ISRF Newsletter – April 2026
Spring is here, along with this month's ISRF newsletter! Featured is a Director's Note on reimagining climate finance. Also in this newsletter: upcoming ISRF book launches and news from our Fellows.
Contents
Director’s Note
You Can Get There From Here
Christopher Newfield
Discussions of radical change to our economic system eventually confront the use of force. No one in our March workshop, Redesigning Finance for Climate Justice (REDFIC), wanted our running theme of “Coercing Climate Finance” to lead to civil war. And yet at some point in any debate about, for example, how to transform credit policy to speed up decarbonisation, which would include a central bank making loans on petroleum investments unaffordable, someone would say, “This kind of thing always involves shooting people. They don’t give up their assets otherwise.”

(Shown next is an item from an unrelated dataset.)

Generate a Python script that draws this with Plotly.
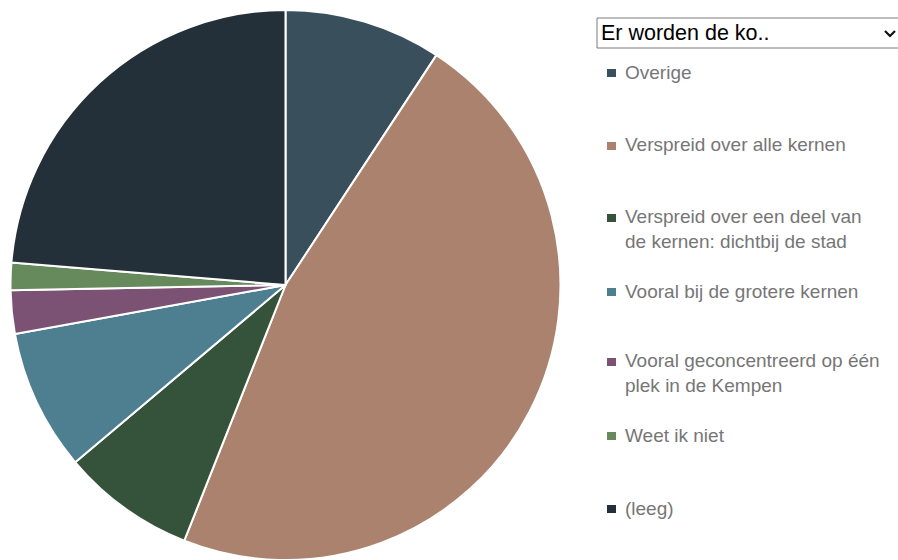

Such comments produced some leery chuckling in the workshop. But no one let anticipations of crushing backlash from the financial sector steer the discussion. To project onto everyone, we generally wanted radical changes in today’s global financial system and also wanted them to come through democratic deliberation. The power of finance and the weakness of democracy make it hard to imagine this combination—the democratic redesign of finance. But that is the task.
Book Launch: States of Transition: From Governing the Environment to Transforming Society
10th April 2026, 5:00 pm - 7:00 pm (BST). In person & online.
Barnard’s Inn Hall, London
In States of Transition (CUP 2025), Peter Newell discusses the limits of today’s policies in ways that reveal their potential for much more powerful effects. While existing efforts at regulation are essential, they also support the same industries they seek to curtail, leaving needed transitions incomplete. He describes states as dynamic sites of continuous improvisation and struggle, with their prospects far more open and hopeful than we often assume.
Book Launch: The Matter of Architecture: Geology, Buildings and Us
3rd June 2026, 6:00 pm - 8:00 pm (BST). In person & online.
Architectural Association Bookshop, London
In his important new book, The Matter of Architecture (Reaktion, 2026), Paul Dobraszczyk approaches geology as the architecture of our planet, arguing that what we build has always been dependent on what Earth has already made. Yet, what we produce now will also become the geology of the future: billions of tonnes of concrete, plastic, brick, metals and other fabricated materials that are quickly piling up to eventually become new geological strata.
Book Prize Shortlist: ‘Spying on Muslims in Colonial Mozambique, 1964-74.’ by Sandra Araújo
The Polly Corrigan Book Prize recognises scholarship within the realm of intelligence and security, written by women scholars and/or about women. Among this year’s shortlisted books is ISRF First Book Fellow Sandra Araújo’s book Spying on Muslims in Colonial Mozambique, 1964-74. Araújo’s book focuses on Muslim communities and their response to counterinsurgency and armed nationalism during the colonial war. Congratulations Sandra!
New publication: ‘Neighbourhoods and the far right: What is to be done?’ by Ana Santamarina and Anthony Ince
This article builds upon an ongoing scholarly discussion on the far right, from everyday institutions that constrain or enable them to digital spaces. The authors argue that responding to the far right is not simply a question of subculture politics or particular moments of confrontation. Rather, an antifascist response should be practiced as a transversal political culture embedded in struggles over housing, belonging, care and everyday coexistence.
New publication: ‘Confronting the dilemmas of humanitarian borderwork: NGO engagements with Australian offshore detention’ by Eleanor Davey
Examining Australian offshore detention in the Pacific, this paper explores the ethical and strategic challenges that humanitarian organisations face when navigating policies designed to deter unauthorised migration. Such policies foster dynamics that make sustained humanitarian support untenable and raise questions about the implications for organisations wishing to reduce the harms caused by deterrence measures.
New publication: ‘More-than-human loss: Exploring the intersections of Indigeneity, conflict transitions and memory in Cambodia’ by Peter Manning and Duong Keo
There are many assumptions about Indigenous communities, memory and temporality that this article aims to complicate. Drawing on interview data from two Indigenous communities in Cambodia, the authors argue that memory is a central site for articulating Indigeneity through forms and claims of absence that specifically emerge from the remaking of the material and epistemic scaffolds of Indigenous life.
Upcoming event: ‘Read the Ting: Sonic-visual literary clash’ hosted by UCL Bartlett Faculty of the Built Environment
Join Academic Advisory Board member, Joy White, with Elijah and Janine Francois for an exchange of theory and practice centred on Black music culture, world building and spatial imaginaries. Framed through sonic, social and spatial ecologies, this event explores how sound shapes community, memory and collective futures in East London.